WHAT NEEDS TO BE DONE:
Starting at the first line of the listing below, repeat each line up to and including the one containing "plt.rcParams['font.family'] = ['Noto". Leave out pictures.

SOURCE MATERIAL:
---------------
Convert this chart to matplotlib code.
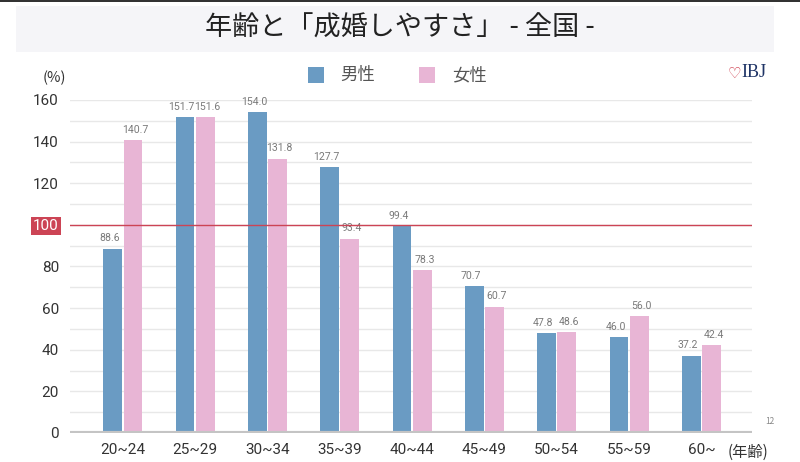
import numpy as np
import matplotlib.pyplot as plt
from matplotlib.patches import Rectangle

plt.rcParams['font.family'] = ['Noto Sans CJK JP', 'DejaVu Sans']

ages = ['20~24', '25~29', '30~34', '35~39', '40~44', '45~49', '50~54', '55~59', '60~']
male = [88.6, 151.7, 154.0, 127.7, 99.4, 70.7, 47.8, 46.0, 37.2]
female = [140.7, 151.6, 131.8, 93.4, 78.3, 60.7, 48.6, 56.0, 42.4]
yticks = [0, 20, 40, 60, 80, 100, 120, 140, 160]

c_male = '#6a9bc3'
c_female = '#e8b5d5'
c_red = '#cc4455'

fig = plt.figure(figsize=(8, 4.62), dpi=100)
ax = fig.add_axes([0.0875, 0.0628, 0.8525, 0.7208])

x = np.arange(len(ages))
w = 0.26
ax.bar(x - w / 2 - 0.01, male, w, color=c_male, zorder=3)
ax.bar(x + w / 2 + 0.01, female, w, color=c_female, zorder=3)

num_font = ['Roboto', 'DejaVu Sans']
for xi, m, f in zip(x, male, female):
    ax.text(xi - w / 2 - 0.055, m + 2.5, f'{m:.1f}', ha='center', va='bottom',
            fontsize=7.6, color='#7a7a7a', family=num_font)
    ax.text(xi + w / 2 + 0.04, f + 2.5, f'{f:.1f}', ha='center', va='bottom',
            fontsize=7.6, color='#7a7a7a', family=num_font)

ax.set_xlim(-0.73, 8.70)
ax.set_ylim(0, 160)
ax.set_yticks(yticks)
ax.set_yticks(range(10, 160, 20), minor=True)
ax.grid(axis='y', which='both', color='#e8e8e8', linewidth=1, zorder=0)
ax.axhline(100, color=c_red, linewidth=1, zorder=4)
ax.axhline(0, color='#c4c4c4', linewidth=3, zorder=5)

ax.set_xticks(x)
ax.set_xticklabels(ages, fontsize=11, color='#333333', family=num_font)
ax.tick_params(axis='both', length=0, which='both')
ax.tick_params(axis='y', pad=8)
ax.tick_params(axis='x', pad=7)
labels = ax.set_yticklabels([str(v) for v in yticks], fontsize=11, color='#333333',
                            family=num_font)
labels[5].set_color('white')
labels[5].set_bbox(dict(facecolor=c_red, edgecolor='none', pad=1.5))
for s in ax.spines.values():
    s.set_visible(False)

# title band
fig.patches.append(Rectangle((0.02, 0.888), 0.948, 0.1, transform=fig.transFigure,
                             facecolor='#f5f5f8', edgecolor='none', zorder=0))
fig.patches.append(Rectangle((0, 0.995), 1, 0.005, transform=fig.transFigure,
                             facecolor='#333333', edgecolor='none'))
fig.text(0.5, 0.94, '年齢と「成婚しやすさ」 - 全国 -', ha='center', va='center',
         fontsize=19.5, color='#222222')

# legend
fig.patches.append(Rectangle((0.385, 0.82), 0.02, 0.035, transform=fig.transFigure,
                             facecolor=c_male, edgecolor='none'))
fig.text(0.425, 0.837, '男性', ha='left', va='center', fontsize=12.5, color='#555555')
fig.patches.append(Rectangle((0.524, 0.82), 0.02, 0.035, transform=fig.transFigure,
                             facecolor=c_female, edgecolor='none'))
fig.text(0.565, 0.837, '女性', ha='left', va='center', fontsize=12.5, color='#555555')

fig.text(0.068, 0.832, '(%)', ha='center', va='center', fontsize=10.5, color='#333333')
fig.text(0.91, 0.022, '(年齢)', ha='left', va='center', fontsize=11, color='#333333')
fig.text(0.957, 0.087, '12', ha='left', va='center', fontsize=6, color='#888888')

# logo
fig.text(0.927, 0.842, '♡', ha='right', va='center', fontsize=11, color='#cc3344',
         family=['DejaVu Sans'])
fig.text(0.927, 0.842, 'IBJ', ha='left', va='center', fontsize=13, color='#1f3466',
         family=['Liberation Serif'])

fig.savefig('out.png', dpi=100)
---------------
SOLUTION TO THIS EXERCISE:
Convert this chart to matplotlib code.
import numpy as np
import matplotlib.pyplot as plt
from matplotlib.patches import Rectangle

plt.rcParams['font.family'] = ['Noto Sans CJK JP', 'DejaVu Sans']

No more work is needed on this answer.